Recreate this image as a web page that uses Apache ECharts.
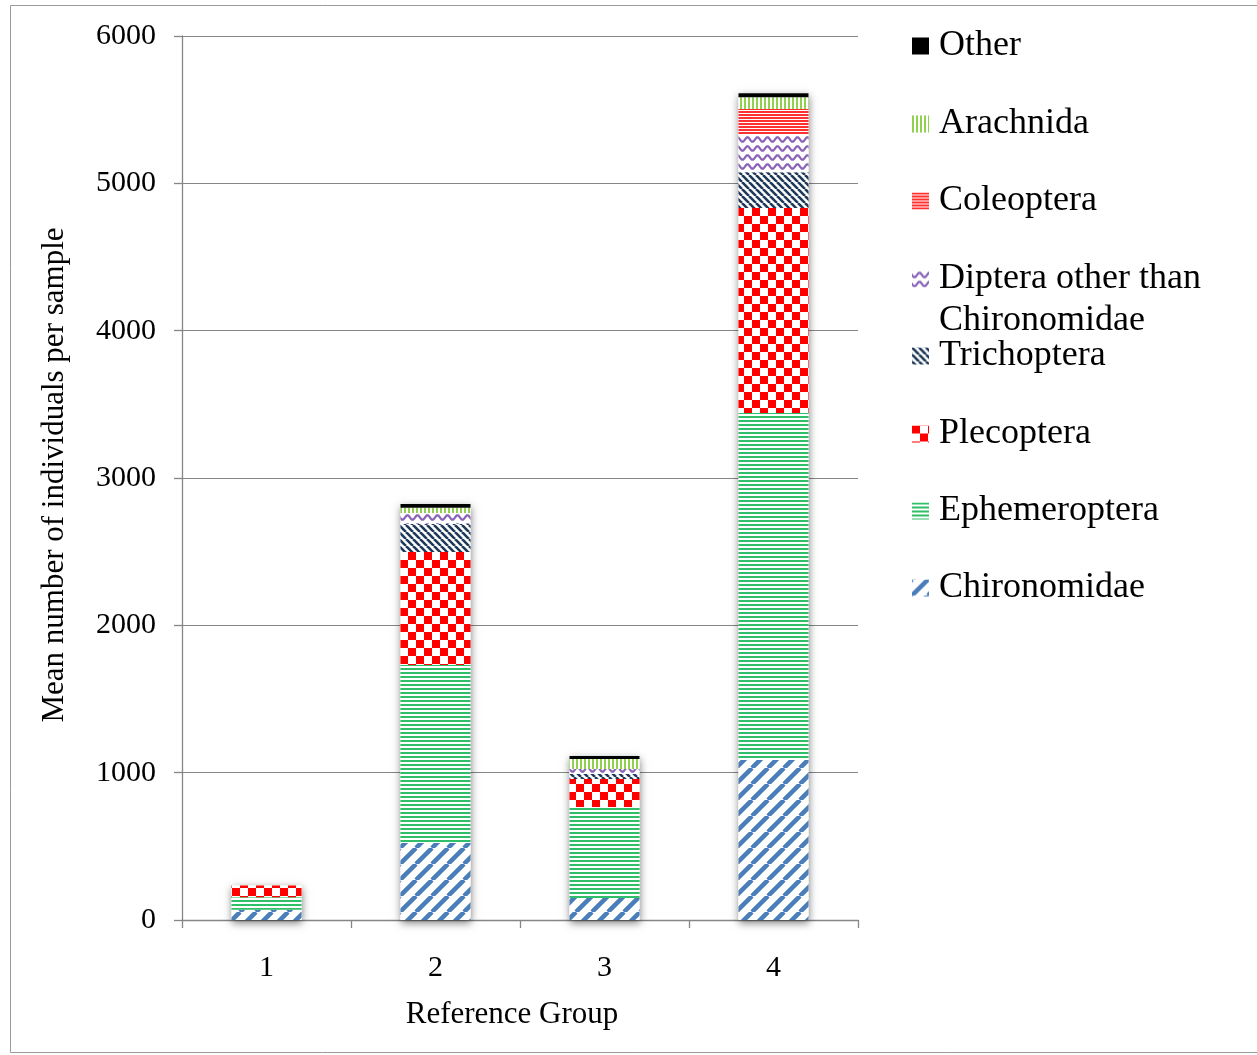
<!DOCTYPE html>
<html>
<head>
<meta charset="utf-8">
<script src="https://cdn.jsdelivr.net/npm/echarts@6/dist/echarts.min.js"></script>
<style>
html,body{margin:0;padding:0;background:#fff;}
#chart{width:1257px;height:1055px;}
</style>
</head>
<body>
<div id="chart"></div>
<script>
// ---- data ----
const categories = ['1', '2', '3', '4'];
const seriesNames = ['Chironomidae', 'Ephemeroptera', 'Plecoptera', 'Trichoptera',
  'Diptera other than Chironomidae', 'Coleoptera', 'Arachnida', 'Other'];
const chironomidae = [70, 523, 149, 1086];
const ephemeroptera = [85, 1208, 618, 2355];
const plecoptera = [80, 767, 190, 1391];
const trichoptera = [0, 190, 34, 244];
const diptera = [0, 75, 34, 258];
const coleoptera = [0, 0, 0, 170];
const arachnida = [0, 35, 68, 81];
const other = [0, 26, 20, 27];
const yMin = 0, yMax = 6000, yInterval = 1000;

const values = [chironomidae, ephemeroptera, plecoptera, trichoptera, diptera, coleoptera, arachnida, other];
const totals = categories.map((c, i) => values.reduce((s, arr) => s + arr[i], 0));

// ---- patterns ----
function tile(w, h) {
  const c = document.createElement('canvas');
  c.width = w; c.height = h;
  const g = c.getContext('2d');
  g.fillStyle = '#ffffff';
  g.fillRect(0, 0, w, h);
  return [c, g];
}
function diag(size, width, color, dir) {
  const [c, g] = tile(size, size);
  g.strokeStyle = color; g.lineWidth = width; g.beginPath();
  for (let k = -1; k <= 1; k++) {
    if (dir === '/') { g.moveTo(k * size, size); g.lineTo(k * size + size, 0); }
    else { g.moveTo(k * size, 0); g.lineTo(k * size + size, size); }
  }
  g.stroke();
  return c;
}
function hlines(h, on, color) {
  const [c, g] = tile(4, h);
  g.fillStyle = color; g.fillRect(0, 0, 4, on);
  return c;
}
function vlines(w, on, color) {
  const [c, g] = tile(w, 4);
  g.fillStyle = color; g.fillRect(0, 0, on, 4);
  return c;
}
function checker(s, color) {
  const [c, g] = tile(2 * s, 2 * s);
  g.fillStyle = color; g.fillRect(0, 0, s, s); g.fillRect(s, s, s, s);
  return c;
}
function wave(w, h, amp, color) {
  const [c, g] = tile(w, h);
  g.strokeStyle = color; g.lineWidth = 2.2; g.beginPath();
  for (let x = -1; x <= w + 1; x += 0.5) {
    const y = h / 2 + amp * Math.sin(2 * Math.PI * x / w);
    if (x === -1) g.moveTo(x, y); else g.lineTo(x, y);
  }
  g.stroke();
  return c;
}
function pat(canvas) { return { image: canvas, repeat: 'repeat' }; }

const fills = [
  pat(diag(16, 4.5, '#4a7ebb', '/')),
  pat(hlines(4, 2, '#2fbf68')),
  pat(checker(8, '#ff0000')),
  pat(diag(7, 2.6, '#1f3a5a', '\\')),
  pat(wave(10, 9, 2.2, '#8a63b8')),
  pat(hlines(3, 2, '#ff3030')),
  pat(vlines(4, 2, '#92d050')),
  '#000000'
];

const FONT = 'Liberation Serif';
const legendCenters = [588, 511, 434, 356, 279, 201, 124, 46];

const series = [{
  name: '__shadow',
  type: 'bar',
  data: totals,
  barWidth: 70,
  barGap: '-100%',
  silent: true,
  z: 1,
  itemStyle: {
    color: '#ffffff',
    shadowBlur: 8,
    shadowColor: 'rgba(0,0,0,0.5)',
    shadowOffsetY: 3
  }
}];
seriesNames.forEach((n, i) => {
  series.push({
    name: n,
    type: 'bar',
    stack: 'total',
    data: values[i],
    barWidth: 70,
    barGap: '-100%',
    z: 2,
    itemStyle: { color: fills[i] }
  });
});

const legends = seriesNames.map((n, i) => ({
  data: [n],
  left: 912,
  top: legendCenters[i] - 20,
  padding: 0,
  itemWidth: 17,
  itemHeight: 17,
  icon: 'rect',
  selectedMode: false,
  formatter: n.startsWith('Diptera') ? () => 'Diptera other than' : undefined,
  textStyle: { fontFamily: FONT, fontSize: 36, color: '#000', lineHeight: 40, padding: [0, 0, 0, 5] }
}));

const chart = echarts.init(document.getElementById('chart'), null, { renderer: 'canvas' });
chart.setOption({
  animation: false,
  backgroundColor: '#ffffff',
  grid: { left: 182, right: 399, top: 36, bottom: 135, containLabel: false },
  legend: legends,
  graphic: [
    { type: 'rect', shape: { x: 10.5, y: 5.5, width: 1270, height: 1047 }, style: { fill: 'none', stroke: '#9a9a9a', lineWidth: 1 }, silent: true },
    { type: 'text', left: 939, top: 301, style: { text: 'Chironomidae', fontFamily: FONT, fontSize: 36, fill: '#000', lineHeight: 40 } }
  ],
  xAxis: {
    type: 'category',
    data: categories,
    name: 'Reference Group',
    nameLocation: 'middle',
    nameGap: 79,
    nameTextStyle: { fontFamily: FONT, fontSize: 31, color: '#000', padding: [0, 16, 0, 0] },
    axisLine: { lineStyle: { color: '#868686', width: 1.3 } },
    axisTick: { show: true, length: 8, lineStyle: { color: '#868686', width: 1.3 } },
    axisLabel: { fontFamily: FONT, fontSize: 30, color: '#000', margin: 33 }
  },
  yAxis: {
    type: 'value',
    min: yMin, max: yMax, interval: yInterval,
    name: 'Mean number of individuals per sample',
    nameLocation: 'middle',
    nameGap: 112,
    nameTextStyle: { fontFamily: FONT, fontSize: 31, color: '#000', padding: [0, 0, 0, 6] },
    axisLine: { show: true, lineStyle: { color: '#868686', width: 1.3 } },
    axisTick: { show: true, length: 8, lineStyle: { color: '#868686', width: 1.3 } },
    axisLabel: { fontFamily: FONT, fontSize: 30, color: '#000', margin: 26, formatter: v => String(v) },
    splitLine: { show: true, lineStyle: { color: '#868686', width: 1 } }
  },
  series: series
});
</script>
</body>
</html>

★ ★ ★ ★ ★ ★ ★

Directions for this task: From the opening line of the listing above through the line bearing "const yMin = 0, yMax", repeat each line exactly. Drop every picture.

Full answer:
Recreate this image as a web page that uses Apache ECharts.
<!DOCTYPE html>
<html>
<head>
<meta charset="utf-8">
<script src="https://cdn.jsdelivr.net/npm/echarts@6/dist/echarts.min.js"></script>
<style>
html,body{margin:0;padding:0;background:#fff;}
#chart{width:1257px;height:1055px;}
</style>
</head>
<body>
<div id="chart"></div>
<script>
// ---- data ----
const categories = ['1', '2', '3', '4'];
const seriesNames = ['Chironomidae', 'Ephemeroptera', 'Plecoptera', 'Trichoptera',
  'Diptera other than Chironomidae', 'Coleoptera', 'Arachnida', 'Other'];
const chironomidae = [70, 523, 149, 1086];
const ephemeroptera = [85, 1208, 618, 2355];
const plecoptera = [80, 767, 190, 1391];
const trichoptera = [0, 190, 34, 244];
const diptera = [0, 75, 34, 258];
const coleoptera = [0, 0, 0, 170];
const arachnida = [0, 35, 68, 81];
const other = [0, 26, 20, 27];
const yMin = 0, yMax = 6000, yInterval = 1000;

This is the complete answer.